Short task » Print word for word the first line of the listing below and every line after it, through the line with "yticks = [84, 86, 88, 90, 92, 94, 96, 98, 100]". Leave out the pictures and the rest.

Data for this task »
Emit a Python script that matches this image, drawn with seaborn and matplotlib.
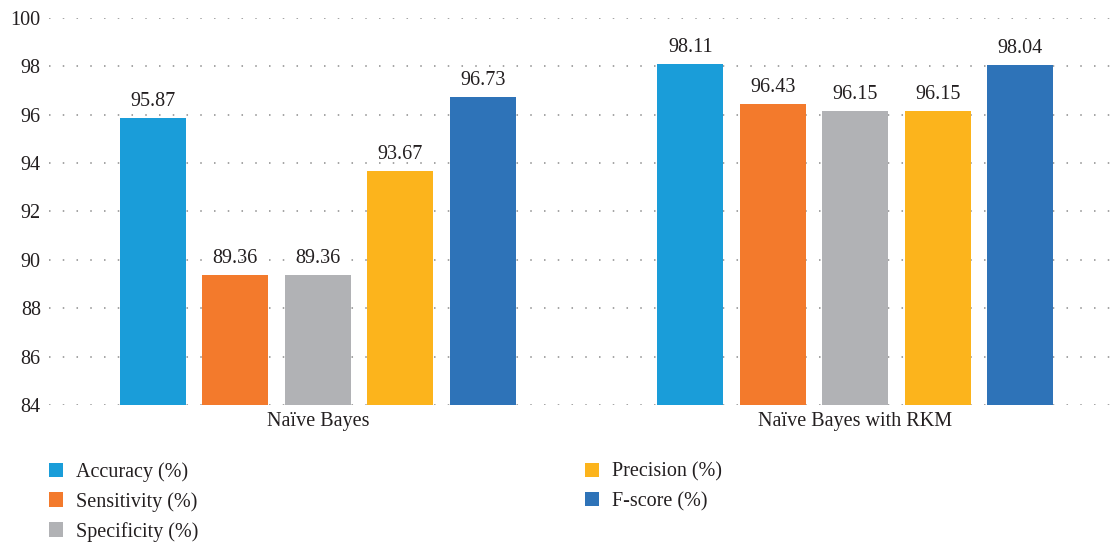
import numpy as np
import pandas as pd
import matplotlib
matplotlib.use("Agg")
import matplotlib.pyplot as plt
import seaborn as sns

models = ["Naïve Bayes", "Naïve Bayes with RKM"]
metrics = ["Accuracy (%)", "Sensitivity (%)", "Specificity (%)", "Precision (%)", "F-score (%)"]
naive_bayes = [95.87, 89.36, 89.36, 93.67, 96.73]
naive_bayes_rkm = [98.11, 96.43, 96.15, 96.15, 98.04]
colors = ["#1a9dd9", "#f37a2c", "#b1b2b5", "#fcb41c", "#2e73b8"]
yticks = [84, 86, 88, 90, 92, 94, 96, 98, 100]

df = pd.DataFrame({
    "model": [models[0]] * len(metrics) + [models[1]] * len(metrics),
    "metric": metrics * 2,
    "value": naive_bayes + naive_bayes_rkm,
})

sns.set_theme(style="white")
plt.rcParams["font.family"] = ["Liberation Serif", "DejaVu Serif"]
text_color = "#231f20"
fs = 14.5

fig = plt.figure(figsize=(11.16, 5.43), dpi=100)
ax = fig.add_axes([0.044, 0.254, 0.951, 0.713])

sns.barplot(data=df, x="model", y="value", hue="metric", hue_order=metrics,
            palette=colors, width=0.767, gap=0.2, ax=ax, saturation=1,
            edgecolor="none", linewidth=0, zorder=3)

ax.set_ylim(84, 100)
ax.set_xlim(-0.5, 1.475)
ax.set_yticks(yticks)
ax.set_yticklabels([str(t) for t in yticks])
ax.yaxis.grid(True, linestyle=(0, (1, 8)), linewidth=1.1, color="#8c8c8c", zorder=0)
ax.xaxis.grid(False)
ax.set_axisbelow(True)
for s in ax.spines.values():
    s.set_visible(False)
ax.tick_params(axis="both", length=0, labelsize=fs, colors=text_color)
ax.tick_params(axis="x", pad=5)
ax.tick_params(axis="y", pad=6)
ax.set_xlabel("")
ax.set_ylabel("")

for cont in ax.containers:
    ax.bar_label(cont, labels=[f"{v:.2f}" for v in cont.datavalues],
                 padding=5, fontsize=fs, color=text_color)

handles, labels = ax.get_legend_handles_labels()
if ax.legend_:
    ax.legend_.remove()
fig.legend(handles, labels, loc="upper left", bbox_to_anchor=(0.0365, 0.164),
           ncol=2, frameon=False, fontsize=fs, labelcolor=text_color,
           handlelength=0.7, handleheight=0.7, handletextpad=0.65,
           columnspacing=19.2, labelspacing=0.5, borderaxespad=0)

fig.savefig("out.png", dpi=100)
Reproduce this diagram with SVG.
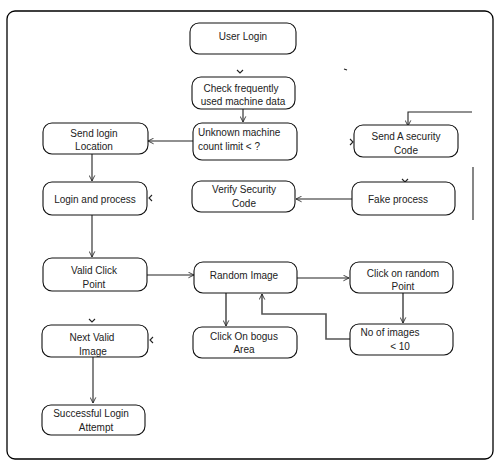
<svg xmlns="http://www.w3.org/2000/svg" width="499" height="466" viewBox="0 0 499 466">
<defs>
<marker id="arr" viewBox="0 0 10 10" refX="9" refY="5" markerWidth="7" markerHeight="7" orient="auto" markerUnits="userSpaceOnUse">
<path d="M1,1 L9,5 L1,9" fill="none" stroke="#222" stroke-width="1.2"/>
</marker>
<style>
.node rect{fill:#fff;stroke:#111;stroke-width:1.1}
.node text{font-family:"Liberation Sans",Arial,sans-serif;font-size:10px;fill:#222;text-anchor:middle}
.node text.l{text-anchor:start}
.conn path{fill:none;stroke:#222;stroke-width:1.1}
.conn .a{marker-end:url(#arr)}
.conn .g{stroke:#555;stroke-width:1.6}
.tick{fill:none;stroke:#333;stroke-width:0.9}
</style>
</defs>
<rect x="0" y="0" width="499" height="466" fill="#fff"/>
<rect x="7" y="11" width="486" height="448" rx="8" fill="none" stroke="#000" stroke-width="1.3"/>

<g class="conn" id="connectors">
<path class="a" d="M243,109 L243,122"/>
<path class="a" d="M193,141 L148,141"/>
<path class="a" d="M92,154 L92,181"/>
<path class="a" d="M352,199 L296,199"/>
<path class="a" d="M92,215 L92,257"/>
<path class="a" d="M147,275 L194,275"/>
<path class="a g" d="M226,293 L226,326"/>
<path class="a" d="M297,278 L349,278"/>
<path class="a g" d="M403,293 L403,323"/>
<path class="a g" d="M350,339 L326,339 L326,314 L262,314 L262,294"/>
<path class="a" d="M93,357 L93,403"/>
<path class="a" d="M472,112 L408,112 L408,126"/>
<path d="M473,167 L473,220"/>
<path class="tick" d="M237,70 L240,73 L243,70"/>
<path class="tick" d="M402,179 L405,182 L408,179"/>
<path class="tick" d="M89,319 L92,322 L95,319"/>
<path class="tick" d="M152,195 L149,198 L152,201"/>
<path class="tick" d="M153,337 L150,340 L153,343"/>
<path class="tick" d="M350,139 L353,142 L350,145"/>
<path class="tick" d="M344,69 L347,70"/>
</g>

<g class="node" id="n_user_login"><rect x="190" y="23" width="106" height="31" rx="9"/><text x="243" y="40">User Login</text></g>
<g class="node" id="n_check"><rect x="192" y="77" width="103" height="32" rx="9"/><text x="241" y="92">Check frequently</text><text x="243" y="105">used machine data</text></g>
<g class="node" id="n_unknown"><rect x="193" y="123" width="104" height="37" rx="9"/><text class="l" x="198" y="136">Unknown machine</text><text class="l" x="198" y="150">count limit &lt; ?</text></g>
<g class="node" id="n_send_loc"><rect x="43" y="123" width="105" height="31" rx="9"/><text x="94" y="137">Send login</text><text x="94" y="150">Location</text></g>
<g class="node" id="n_send_code"><rect x="354" y="125" width="104" height="32" rx="9"/><text x="406" y="140">Send A security</text><text x="406" y="154">Code</text></g>
<g class="node" id="n_login_proc"><rect x="43" y="182" width="104" height="33" rx="9"/><text x="95" y="203">Login and process</text></g>
<g class="node" id="n_verify"><rect x="192" y="181" width="103" height="31" rx="9"/><text x="244" y="193">Verify Security</text><text x="244" y="207">Code</text></g>
<g class="node" id="n_fake"><rect x="352" y="182" width="103" height="33" rx="9"/><text x="398" y="203">Fake process</text></g>
<g class="node" id="n_valid"><rect x="43" y="258" width="104" height="33" rx="9"/><text x="94" y="274">Valid Click</text><text x="94" y="288">Point</text></g>
<g class="node" id="n_random"><rect x="194" y="262" width="103" height="31" rx="9"/><text x="244" y="279">Random Image</text></g>
<g class="node" id="n_click_rand"><rect x="350" y="262" width="103" height="31" rx="9"/><text x="403" y="277">Click on random</text><text x="403" y="290">Point</text></g>
<g class="node" id="n_bogus"><rect x="193" y="327" width="104" height="31" rx="9"/><text x="244" y="340">Click On bogus</text><text x="244" y="353">Area</text></g>
<g class="node" id="n_noimg"><rect x="350" y="324" width="103" height="31" rx="9"/><text x="390" y="336">No of images</text><text x="400" y="350">&lt; 10</text></g>
<g class="node" id="n_next"><rect x="42" y="325" width="106" height="32" rx="9"/><text x="92" y="341">Next Valid</text><text x="93" y="355">Image</text></g>
<g class="node" id="n_success"><rect x="42" y="405" width="103" height="30" rx="9"/><text x="91" y="417">Successful Login</text><text x="96" y="431">Attempt</text></g>
</svg>
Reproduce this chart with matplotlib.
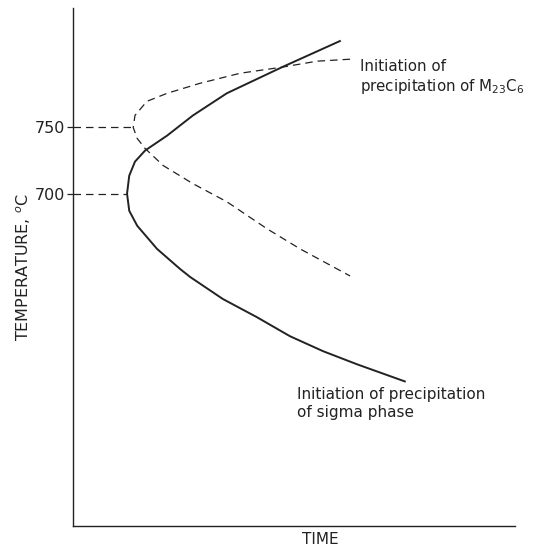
import matplotlib.pyplot as plt

# sigma phase start curve (time in arbitrary units, temperature in deg C)
sigma_time = [60.4, 47.3, 34.8, 27.1, 21.3, 16.3, 14.0, 12.7, 12.2, 12.7, 14.5, 19.0,
              24.2, 26.5, 33.9, 41.6, 49.1, 56.6, 64.3, 75.1]
sigma_temp = [815.2, 795.5, 775.8, 759.0, 743.9, 732.6, 724.2, 713.6, 700, 687.1, 675.8, 658.3,
              643.2, 637.1, 620.5, 606.8, 592.4, 581.1, 571.2, 558.3]

# M23C6 start curve
carb_time = [62.7, 55.2, 47.3, 37.8, 28.7, 21.3, 16.7, 14.0, 13.6, 14.5, 16.3, 20.4,
             27.1, 34.8, 43.9, 51.4, 62.7]
carb_temp = [801.5, 800, 795.5, 790.9, 783.3, 775.8, 769.7, 759.1, 750, 741.7, 734.1, 721.2,
             707.6, 693.9, 673.5, 658.3, 637.9]

# nose positions marked on the temperature axis
nose_temp = [750, 700]
nose_time = [13.6, 12.2]

ink = '#222222'
plt.rcParams['font.family'] = ['DejaVu Sans']

fig = plt.figure(figsize=(5.34, 5.47), dpi=100)
ax = fig.add_axes([0.137, 0.038, 0.827, 0.947])

ax.plot(sigma_time, sigma_temp, color=ink, lw=1.4, solid_joinstyle='round')
ax.plot(carb_time, carb_temp, color=ink, lw=0.9, dashes=(6, 4))
for t, T in zip(nose_time, nose_temp):
    ax.plot([0, t], [T, T], color=ink, lw=0.9, dashes=(6, 4))

ax.set_xlim(0, 100)
ax.set_ylim(449, 840)
ax.set_xticks([])
ax.set_yticks(nose_temp)
ax.set_yticklabels([str(v) for v in nose_temp], fontsize=11.5, color=ink)
ax.tick_params(axis='y', direction='out', length=4, width=0.9, color=ink, pad=2)
for side in ['top', 'right']:
    ax.spines[side].set_visible(False)
for side in ['left', 'bottom']:
    ax.spines[side].set_color(ink)
    ax.spines[side].set_linewidth(1.0)

ax.set_ylabel('TEMPERATURE, $^o$C', fontsize=11.5, color=ink)
ax.yaxis.set_label_coords(-0.09, 0.50)
ax.set_xlabel('TIME', fontsize=11, color=ink)
ax.xaxis.set_label_coords(0.56, -0.012)

ax.text(64.9, 801.5, 'Initiation of\nprecipitation of M$_{23}$C$_6$',
        fontsize=10.8, color=ink, va='top', ha='left', linespacing=1.2)
ax.text(50.7, 554, 'Initiation of precipitation\nof sigma phase',
        fontsize=11, color=ink, va='top', ha='left', linespacing=1.25)

fig.savefig('out.png', dpi=100)
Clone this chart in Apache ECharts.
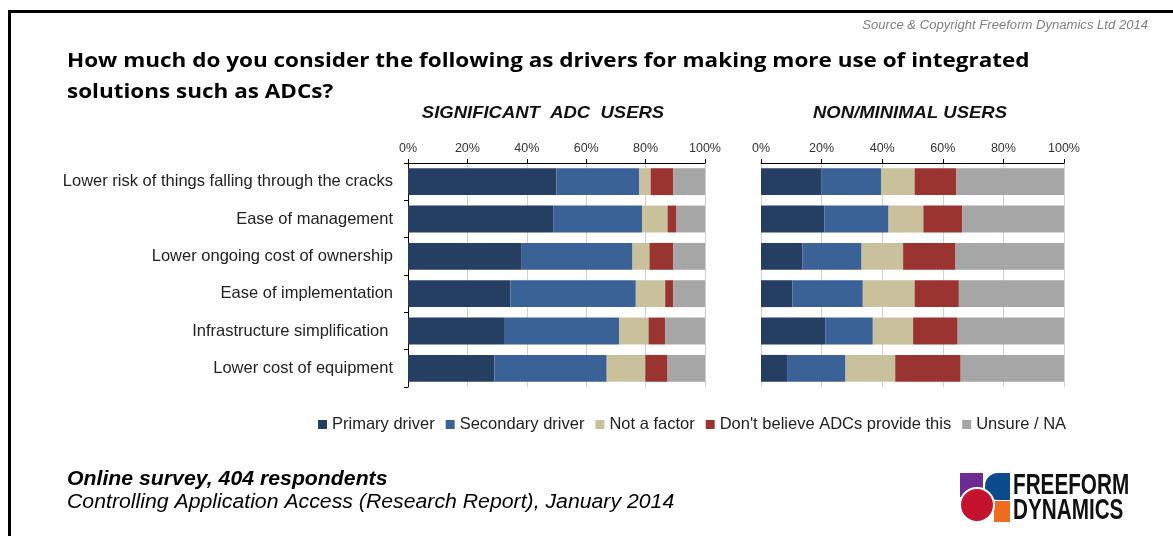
<!DOCTYPE html>
<html>
<head>
<meta charset="utf-8">
<script src="https://cdn.jsdelivr.net/npm/echarts@6/dist/echarts.min.js"></script>
<style>
html,body{margin:0;padding:0;background:#fff;}
#chart{width:1173px;height:536px;}
</style>
</head>
<body>
<div id="chart"></div>
<script>
var categories = [
  'Lower risk of things falling through the cracks',
  'Ease of management',
  'Lower ongoing cost of ownership',
  'Ease of implementation',
  'Infrastructure simplification ',
  'Lower cost of equipment'
];
var seriesNames = ['Primary driver', 'Secondary driver', 'Not a factor', "Don't believe ADCs provide this", 'Unsure / NA'];
var seriesColors = ['#253f63', '#3a6297', '#c9c09c', '#993431', '#a6a6a6'];

// SIGNIFICANT ADC USERS (%)
var primaryL   = [50.0, 48.9, 38.3, 34.5, 32.6, 29.1];
var secondaryL = [27.9, 29.9, 37.3, 42.2, 38.5, 37.8];
var notFactorL = [3.8, 8.6, 5.7, 9.9, 9.9, 13.0];
var dontBelL   = [7.6, 3.0, 8.0, 2.7, 5.6, 7.5];
var unsureL    = [10.7, 9.6, 10.7, 10.7, 13.4, 12.6];

// NON/MINIMAL USERS (%)
var primaryR   = [20.0, 20.9, 13.7, 10.4, 21.2, 8.6];
var secondaryR = [19.6, 21.2, 19.5, 23.2, 15.7, 19.3];
var notFactorR = [11.1, 11.5, 13.7, 17.1, 13.3, 16.4];
var dontBelR   = [13.8, 12.8, 17.3, 14.6, 14.7, 21.6];
var unsureR    = [35.5, 33.6, 35.8, 34.7, 35.1, 34.1];

var panelTitles = ['SIGNIFICANT  ADC  USERS', 'NON/MINIMAL USERS'];
var titleLines = ['How much do you consider the following as drivers for making more use of integrated', 'solutions such as ADCs?'];
var sourceText = 'Source & Copyright Freeform Dynamics Ltd 2014';
var footer1 = 'Online survey, 404 respondents';
var footer2 = 'Controlling Application Access (Research Report), January 2014';

var leftData = [primaryL, secondaryL, notFactorL, dontBelL, unsureL];
var rightData = [primaryR, secondaryR, notFactorR, dontBelR, unsureR];

var chart = echarts.init(document.getElementById('chart'));
var FONT = 'Liberation Sans, Arial, sans-serif';

function xAx(gi) {
  return {
    gridIndex: gi, type: 'value', position: 'top', min: 0, max: 100, interval: 20,
    axisLabel: { formatter: '{value}%', fontFamily: FONT, fontSize: 12.5, color: '#333', margin: 8 },
    axisLine: { show: true, lineStyle: { color: '#000', width: 1 } },
    axisTick: { show: true, length: 4, lineStyle: { color: '#000' } },
    splitLine: { show: true, lineStyle: { color: '#d0d0d0', width: 1 } }
  };
}

var series = [];
seriesNames.forEach(function (n, i) {
  series.push({ name: n, type: 'bar', stack: 'L', xAxisIndex: 0, yAxisIndex: 0, data: leftData[i],
    barCategoryGap: '28%', itemStyle: { color: seriesColors[i] } });
});
seriesNames.forEach(function (n, i) {
  series.push({ name: n, type: 'bar', stack: 'R', xAxisIndex: 1, yAxisIndex: 1, data: rightData[i],
    barCategoryGap: '28%', itemStyle: { color: seriesColors[i] } });
});

var option = {
  backgroundColor: '#fff',
  animation: false,
  color: seriesColors,
  grid: [
    { left: 408, top: 163, width: 297, height: 224 },
    { left: 761, top: 163, width: 303, height: 224 }
  ],
  xAxis: [xAx(0), xAx(1)],
  yAxis: [
    { gridIndex: 0, type: 'category', inverse: true, data: categories,
      axisLabel: { fontFamily: FONT, fontSize: 16.5, color: '#222', margin: 15 },
      axisLine: { show: true, lineStyle: { color: '#000' } },
      axisTick: { show: true, length: 4, lineStyle: { color: '#000' } } },
    { gridIndex: 1, type: 'category', inverse: true, data: categories,
      axisLabel: { show: false }, axisLine: { show: false }, axisTick: { show: false } }
  ],
  legend: {
    data: seriesNames, left: 313, top: 411, icon: 'rect', itemWidth: 9, itemHeight: 9, itemGap: 11,
    textStyle: { fontFamily: FONT, fontSize: 16.5, color: '#222' }
  },
  series: series,
  graphic: [
    { type: 'rect', shape: { x: 8, y: 10, width: 3, height: 530 }, style: { fill: '#000' } },
    { type: 'rect', shape: { x: 8, y: 10, width: 1170, height: 3 }, style: { fill: '#000' } },
    { type: 'text', x: 1148, y: 20, scaleX: 1.09, style: { text: sourceText, align: 'right', fill: '#7f7f7f',
      font: 'italic 12px ' + FONT } },
    { type: 'text', x: 67, y: 51, scaleX: 1.124, style: { text: titleLines[0], fill: '#000', font: 'bold 20px "Open Sans", sans-serif' } },
    { type: 'text', x: 67, y: 82, scaleX: 1.124, style: { text: titleLines[1], fill: '#000', font: 'bold 20px "Open Sans", sans-serif' } },
    { type: 'text', x: 543, y: 105, scaleX: 1.12, style: { text: panelTitles[0], align: 'center', fill: '#111', font: 'italic bold 16.5px ' + FONT } },
    { type: 'text', x: 910, y: 105, scaleX: 1.12, style: { text: panelTitles[1], align: 'center', fill: '#111', font: 'italic bold 16.5px ' + FONT } },
    { type: 'text', x: 67, y: 470, scaleX: 1.09, style: { text: footer1, fill: '#000', font: 'italic bold 19.5px ' + FONT } },
    { type: 'text', x: 67, y: 493, scaleX: 1.09, style: { text: footer2, fill: '#000', font: 'italic 19.5px ' + FONT } },
    // logo mark
    { type: 'rect', shape: { x: 960, y: 473, width: 23, height: 24 }, style: { fill: '#6d2c91' } },
    { type: 'rect', shape: { x: 994, y: 501, width: 16, height: 21 }, style: { fill: '#ef6b1f' } },
    { type: 'rect', shape: { x: 985, y: 473, width: 25, height: 27, r: [13, 0, 0, 13] }, style: { fill: '#0b4a8b' } },
    { type: 'circle', shape: { cx: 977, cy: 505, r: 17 }, style: { fill: '#c4122f', stroke: '#fff', lineWidth: 2 } },
    { type: 'text', x: 1013, y: 471, scaleX: 0.69,
      style: { text: 'FREEFORM', fill: '#111', font: 'bold 30px ' + FONT } },
    { type: 'text', x: 1013, y: 496, scaleX: 0.69,
      style: { text: 'DYNAMICS', fill: '#111', font: 'bold 30px ' + FONT } }
  ]
};
chart.setOption(option);
</script>
</body>
</html>
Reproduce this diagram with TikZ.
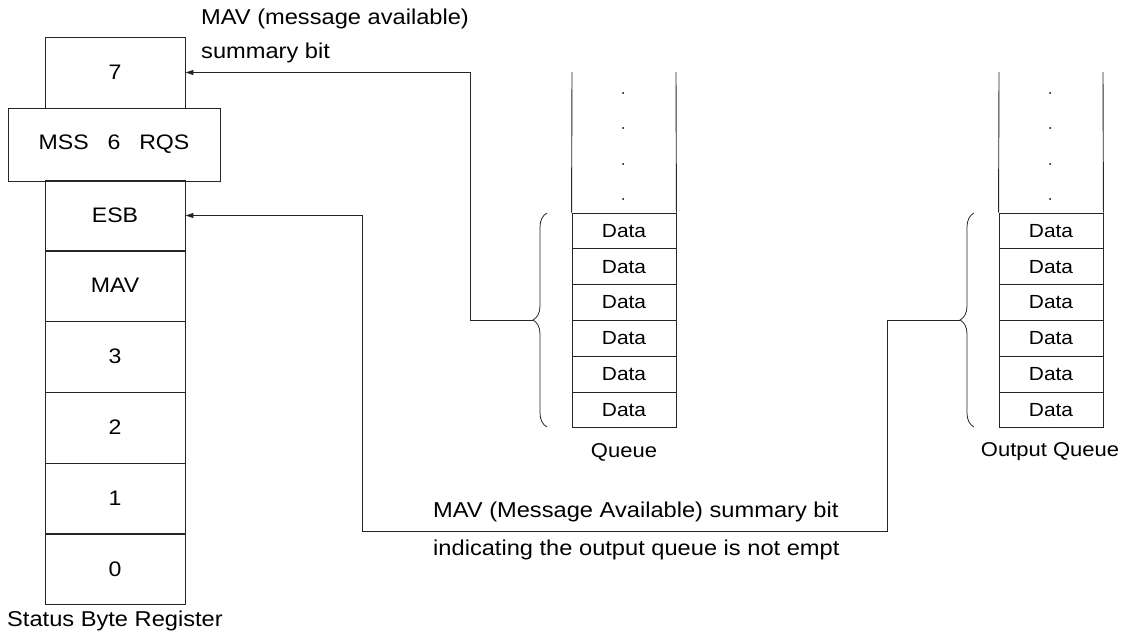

Result »
Emit a Python script that matches this image, drawn with seaborn and matplotlib.
import numpy as np
import pandas as pd
import matplotlib
matplotlib.use("Agg")
import matplotlib.pyplot as plt
import seaborn as sns

models = ["Naïve Bayes", "Naïve Bayes with RKM"]
metrics = ["Accuracy (%)", "Sensitivity (%)", "Specificity (%)", "Precision (%)", "F-score (%)"]
naive_bayes = [95.87, 89.36, 89.36, 93.67, 96.73]
naive_bayes_rkm = [98.11, 96.43, 96.15, 96.15, 98.04]
colors = ["#1a9dd9", "#f37a2c", "#b1b2b5", "#fcb41c", "#2e73b8"]
yticks = [84, 86, 88, 90, 92, 94, 96, 98, 100]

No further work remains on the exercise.